WHAT YOU ARE ASKED TO DO ▸ Would you write out the listing verbatim and skip every picture in it?
/---
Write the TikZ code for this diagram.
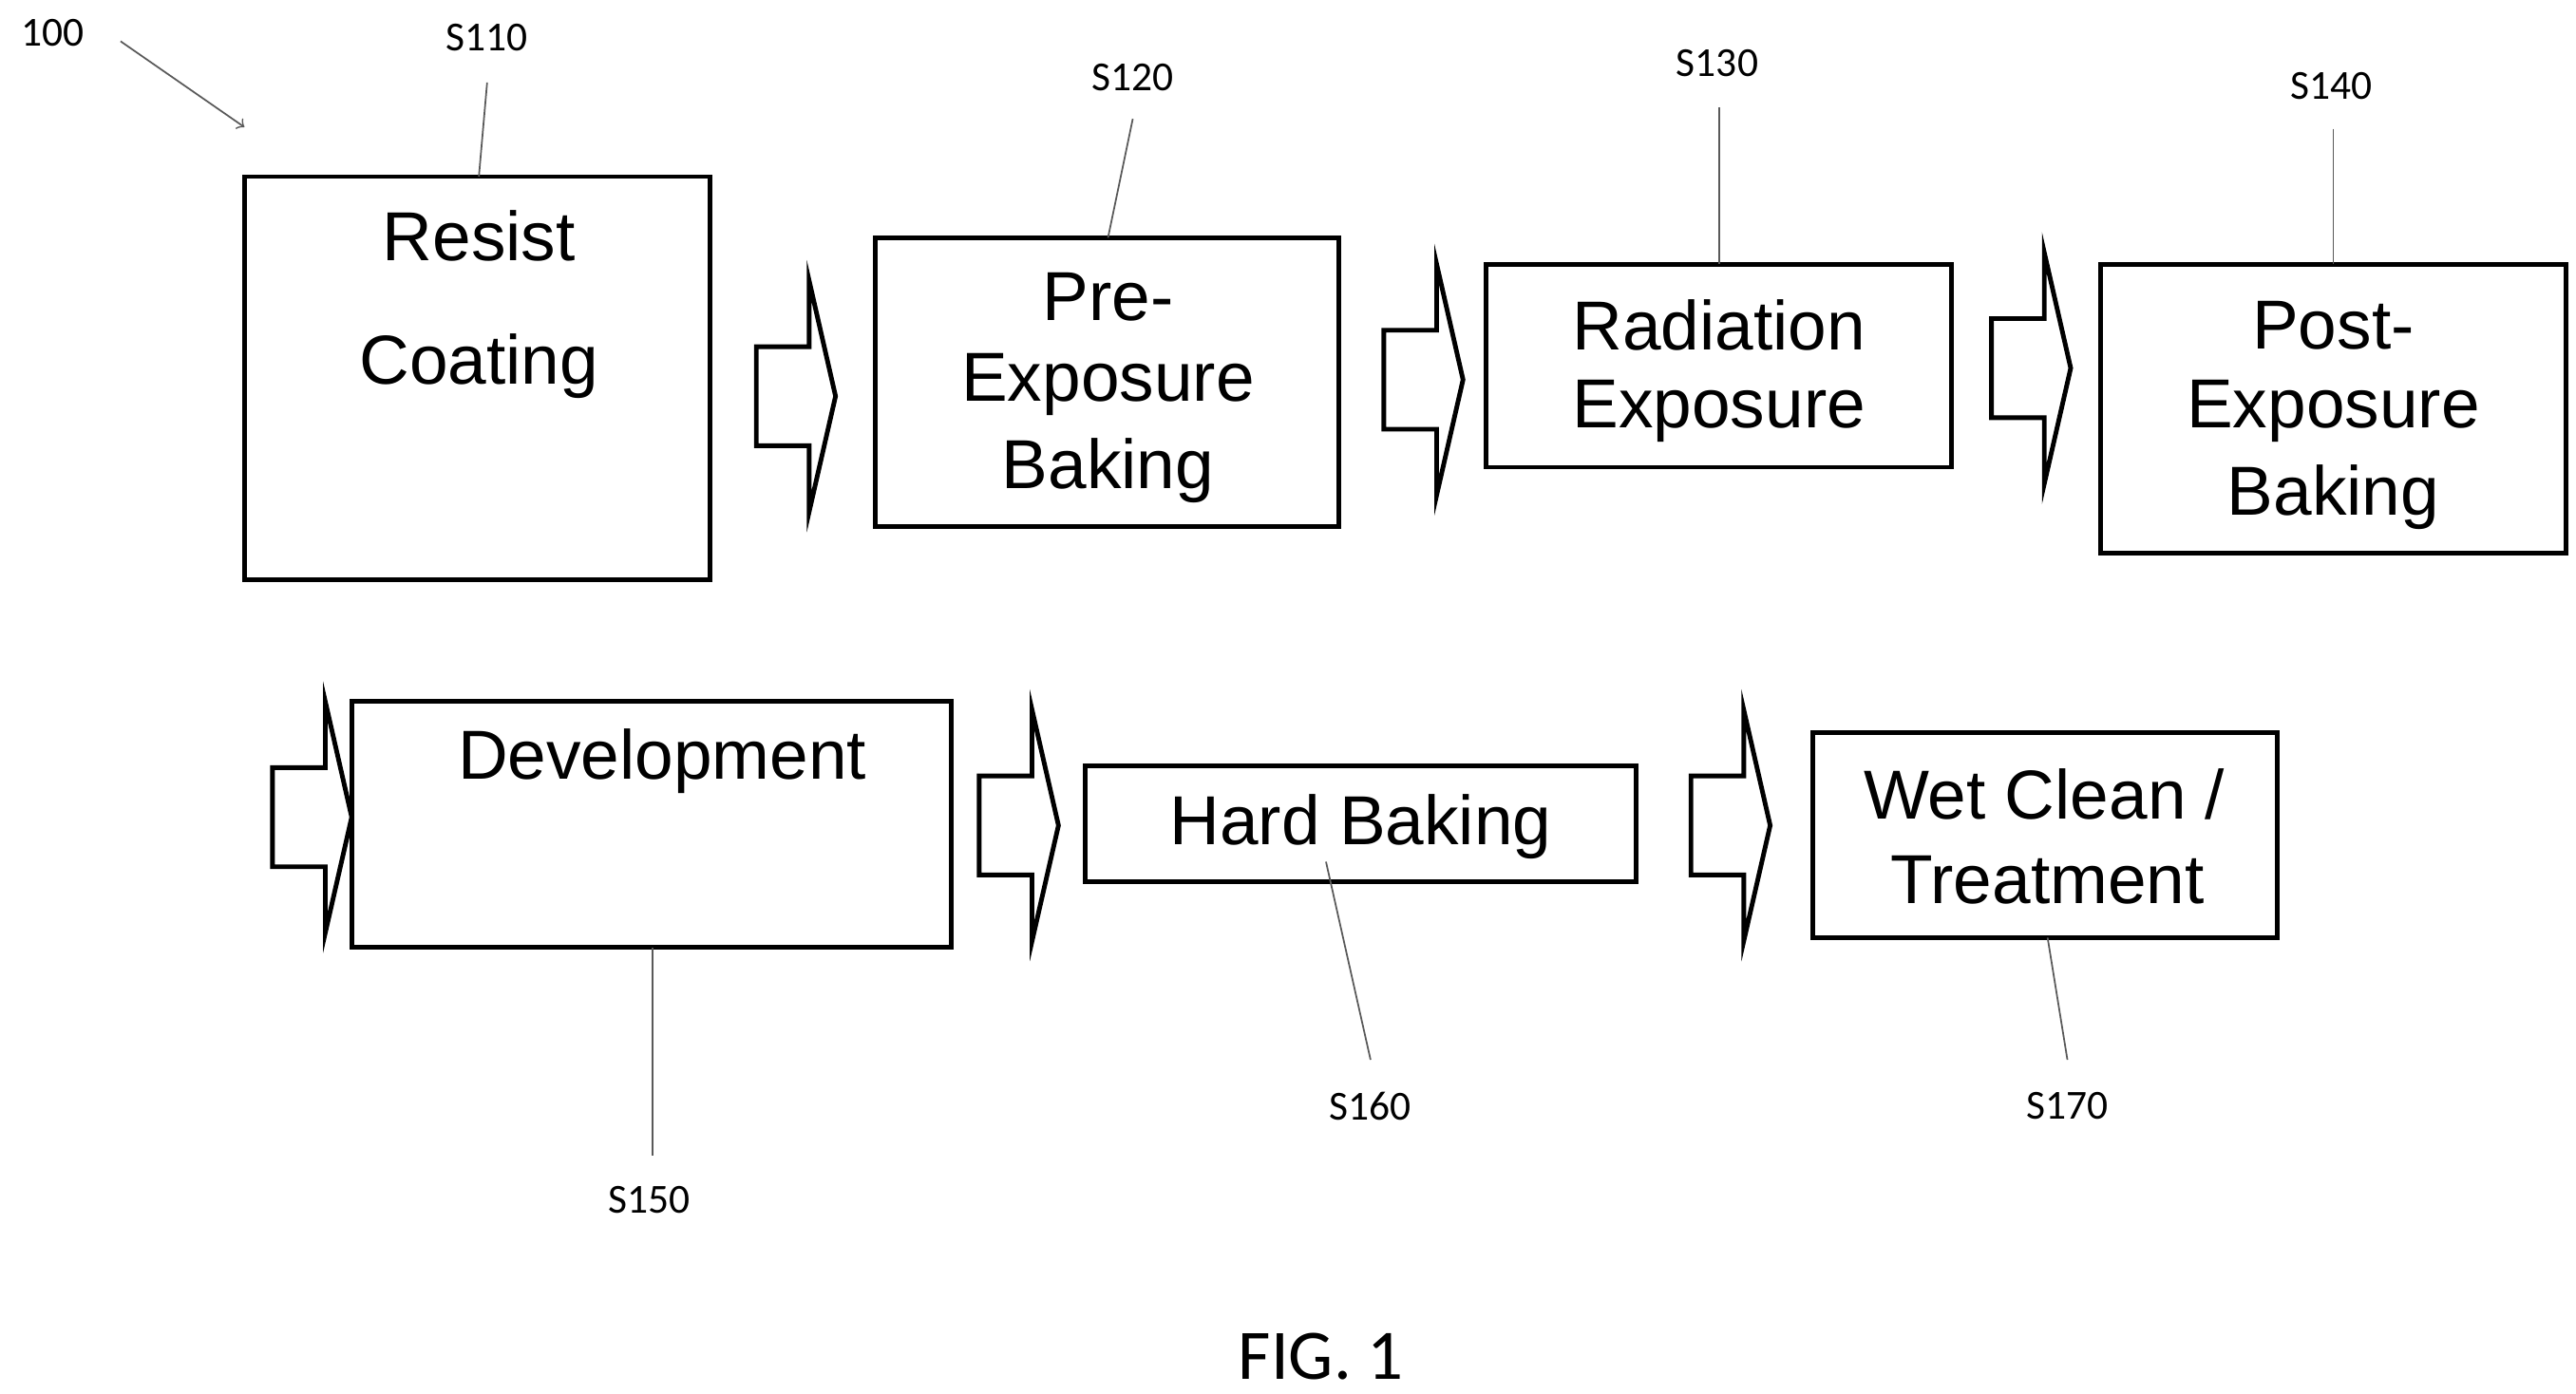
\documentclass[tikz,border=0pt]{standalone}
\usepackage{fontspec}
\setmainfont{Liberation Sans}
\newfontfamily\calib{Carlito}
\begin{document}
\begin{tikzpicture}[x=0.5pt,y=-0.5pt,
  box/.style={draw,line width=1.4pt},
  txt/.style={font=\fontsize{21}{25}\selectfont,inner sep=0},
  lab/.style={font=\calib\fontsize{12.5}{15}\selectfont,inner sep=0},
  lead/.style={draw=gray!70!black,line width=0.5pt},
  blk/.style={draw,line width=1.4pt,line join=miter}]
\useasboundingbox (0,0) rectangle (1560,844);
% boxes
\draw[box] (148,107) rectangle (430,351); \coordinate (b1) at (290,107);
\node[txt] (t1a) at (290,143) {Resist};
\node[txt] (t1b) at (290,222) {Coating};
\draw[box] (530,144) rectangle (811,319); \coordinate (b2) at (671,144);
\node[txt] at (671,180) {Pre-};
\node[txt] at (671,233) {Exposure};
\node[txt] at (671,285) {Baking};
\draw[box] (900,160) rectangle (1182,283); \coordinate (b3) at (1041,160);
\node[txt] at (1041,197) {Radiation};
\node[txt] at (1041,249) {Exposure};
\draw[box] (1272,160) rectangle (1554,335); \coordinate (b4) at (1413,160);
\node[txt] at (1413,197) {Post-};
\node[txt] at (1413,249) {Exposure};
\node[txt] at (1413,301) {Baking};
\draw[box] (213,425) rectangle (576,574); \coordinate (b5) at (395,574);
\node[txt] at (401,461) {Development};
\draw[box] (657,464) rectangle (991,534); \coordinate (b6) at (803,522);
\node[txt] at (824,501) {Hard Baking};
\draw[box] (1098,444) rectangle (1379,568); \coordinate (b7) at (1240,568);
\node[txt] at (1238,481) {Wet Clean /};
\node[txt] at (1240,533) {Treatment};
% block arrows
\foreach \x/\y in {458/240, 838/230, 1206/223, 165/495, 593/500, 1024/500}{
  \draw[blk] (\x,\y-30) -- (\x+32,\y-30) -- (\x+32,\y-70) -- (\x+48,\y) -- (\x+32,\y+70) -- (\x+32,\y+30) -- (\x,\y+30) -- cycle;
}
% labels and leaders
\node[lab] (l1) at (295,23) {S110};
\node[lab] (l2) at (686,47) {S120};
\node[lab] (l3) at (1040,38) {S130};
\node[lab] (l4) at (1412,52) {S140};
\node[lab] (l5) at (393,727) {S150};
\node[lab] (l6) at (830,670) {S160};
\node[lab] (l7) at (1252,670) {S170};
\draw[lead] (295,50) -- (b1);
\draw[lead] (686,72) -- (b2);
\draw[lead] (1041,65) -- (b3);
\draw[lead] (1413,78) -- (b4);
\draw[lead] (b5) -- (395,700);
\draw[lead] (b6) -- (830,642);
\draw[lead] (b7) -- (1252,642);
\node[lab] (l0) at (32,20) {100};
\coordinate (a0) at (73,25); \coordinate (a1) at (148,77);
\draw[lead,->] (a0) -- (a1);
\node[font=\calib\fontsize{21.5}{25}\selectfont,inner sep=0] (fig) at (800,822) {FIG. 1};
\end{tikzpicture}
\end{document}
\---
SOLUTION TO THIS PROBLEM ▸
Write the TikZ code for this diagram.
\documentclass[tikz,border=0pt]{standalone}
\usepackage{fontspec}
\setmainfont{Liberation Sans}
\newfontfamily\calib{Carlito}
\begin{document}
\begin{tikzpicture}[x=0.5pt,y=-0.5pt,
  box/.style={draw,line width=1.4pt},
  txt/.style={font=\fontsize{21}{25}\selectfont,inner sep=0},
  lab/.style={font=\calib\fontsize{12.5}{15}\selectfont,inner sep=0},
  lead/.style={draw=gray!70!black,line width=0.5pt},
  blk/.style={draw,line width=1.4pt,line join=miter}]
\useasboundingbox (0,0) rectangle (1560,844);
% boxes
\draw[box] (148,107) rectangle (430,351); \coordinate (b1) at (290,107);
\node[txt] (t1a) at (290,143) {Resist};
\node[txt] (t1b) at (290,222) {Coating};
\draw[box] (530,144) rectangle (811,319); \coordinate (b2) at (671,144);
\node[txt] at (671,180) {Pre-};
\node[txt] at (671,233) {Exposure};
\node[txt] at (671,285) {Baking};
\draw[box] (900,160) rectangle (1182,283); \coordinate (b3) at (1041,160);
\node[txt] at (1041,197) {Radiation};
\node[txt] at (1041,249) {Exposure};
\draw[box] (1272,160) rectangle (1554,335); \coordinate (b4) at (1413,160);
\node[txt] at (1413,197) {Post-};
\node[txt] at (1413,249) {Exposure};
\node[txt] at (1413,301) {Baking};
\draw[box] (213,425) rectangle (576,574); \coordinate (b5) at (395,574);
\node[txt] at (401,461) {Development};
\draw[box] (657,464) rectangle (991,534); \coordinate (b6) at (803,522);
\node[txt] at (824,501) {Hard Baking};
\draw[box] (1098,444) rectangle (1379,568); \coordinate (b7) at (1240,568);
\node[txt] at (1238,481) {Wet Clean /};
\node[txt] at (1240,533) {Treatment};
% block arrows
\foreach \x/\y in {458/240, 838/230, 1206/223, 165/495, 593/500, 1024/500}{
  \draw[blk] (\x,\y-30) -- (\x+32,\y-30) -- (\x+32,\y-70) -- (\x+48,\y) -- (\x+32,\y+70) -- (\x+32,\y+30) -- (\x,\y+30) -- cycle;
}
% labels and leaders
\node[lab] (l1) at (295,23) {S110};
\node[lab] (l2) at (686,47) {S120};
\node[lab] (l3) at (1040,38) {S130};
\node[lab] (l4) at (1412,52) {S140};
\node[lab] (l5) at (393,727) {S150};
\node[lab] (l6) at (830,670) {S160};
\node[lab] (l7) at (1252,670) {S170};
\draw[lead] (295,50) -- (b1);
\draw[lead] (686,72) -- (b2);
\draw[lead] (1041,65) -- (b3);
\draw[lead] (1413,78) -- (b4);
\draw[lead] (b5) -- (395,700);
\draw[lead] (b6) -- (830,642);
\draw[lead] (b7) -- (1252,642);
\node[lab] (l0) at (32,20) {100};
\coordinate (a0) at (73,25); \coordinate (a1) at (148,77);
\draw[lead,->] (a0) -- (a1);
\node[font=\calib\fontsize{21.5}{25}\selectfont,inner sep=0] (fig) at (800,822) {FIG. 1};
\end{tikzpicture}
\end{document}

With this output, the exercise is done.